On Wednesday the descent goes on. Bouda packs C1. We are leaving the mountain. Pepino does not want to accept it. He keeps looking up, checking the wind. But it goes on blowing. 

For NINE DAYS the wind blows 100 km/h and more. Incredible! 

Evening October 18. Guests come: Two our friends, Vlada and Svidri, and two porters. Somehow, the weather took us in. By experience, according to statistics, the very best days for climbing Kangchenjunga in autumn are October 15th-25th. We were ready since October 10th. Camps built. Everyone okay, acclimated and healthy. But on October 9th the wind started and since then it has been blowing. On and on. Now it is October 19th and the madness does not seem to calm down. Season ends. On the other hand, one thing is perfect: We all are safe back in BC, healthy, no chilblains, none wounded, none blown away and lost (and it does happen sometimes!)... 
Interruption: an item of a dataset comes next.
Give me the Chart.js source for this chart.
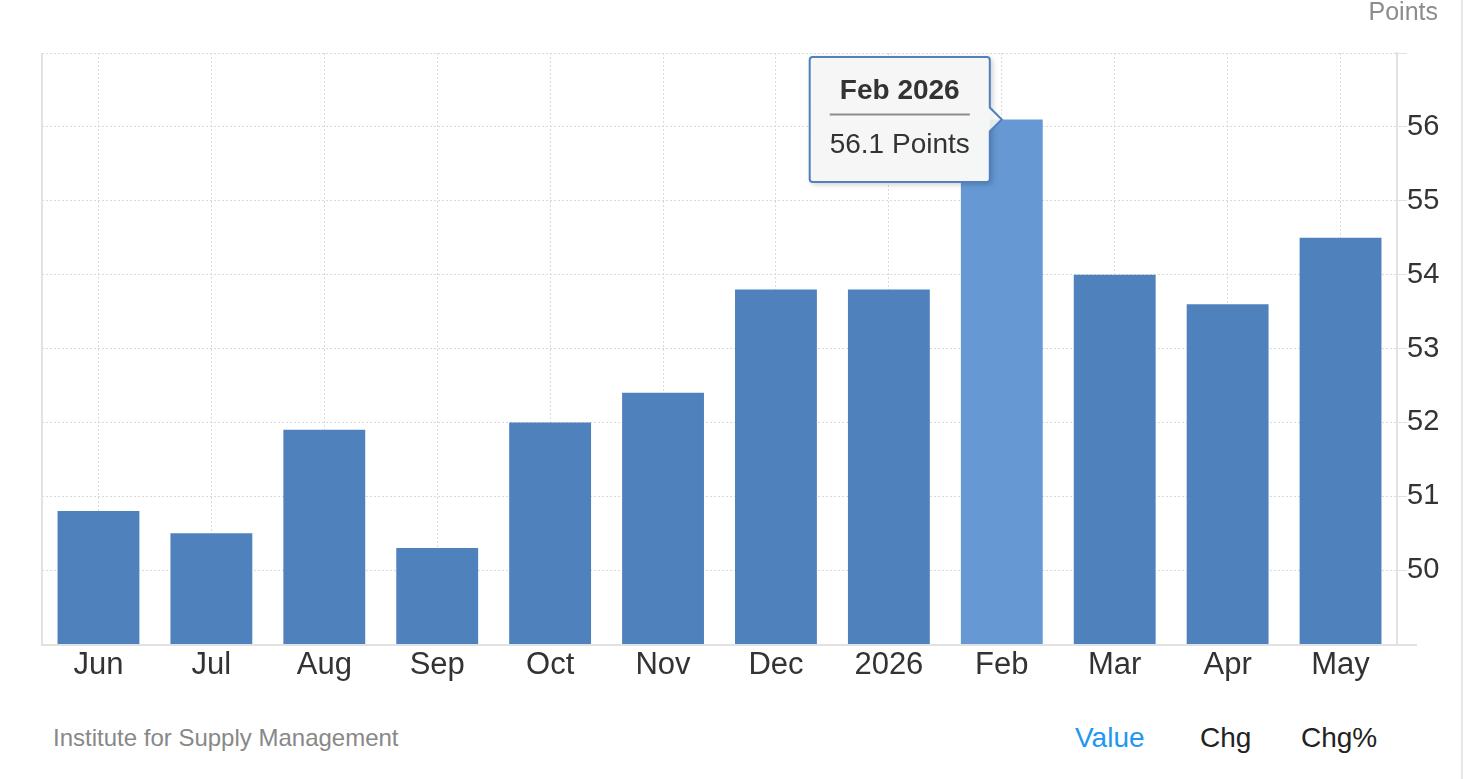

Tomorrow the Sherpas bring the last few things down. On 10.21. porters come (Jangbu went to bring them 5 days ago) and we leave to Suketar - an further by plane to KTM. 8 or maybe 7 days trek back to the airport, and we are sure it will be pretty hard again. "No more leeches!", we hope. 

One thing is clear. Kangchenjunga is a wonderful mountain. Being here, 10 people for a fair fight, was great. Just the weather... Anyway, I believe the memories will be nice. And one day (soon, I hope) we come back and try it again.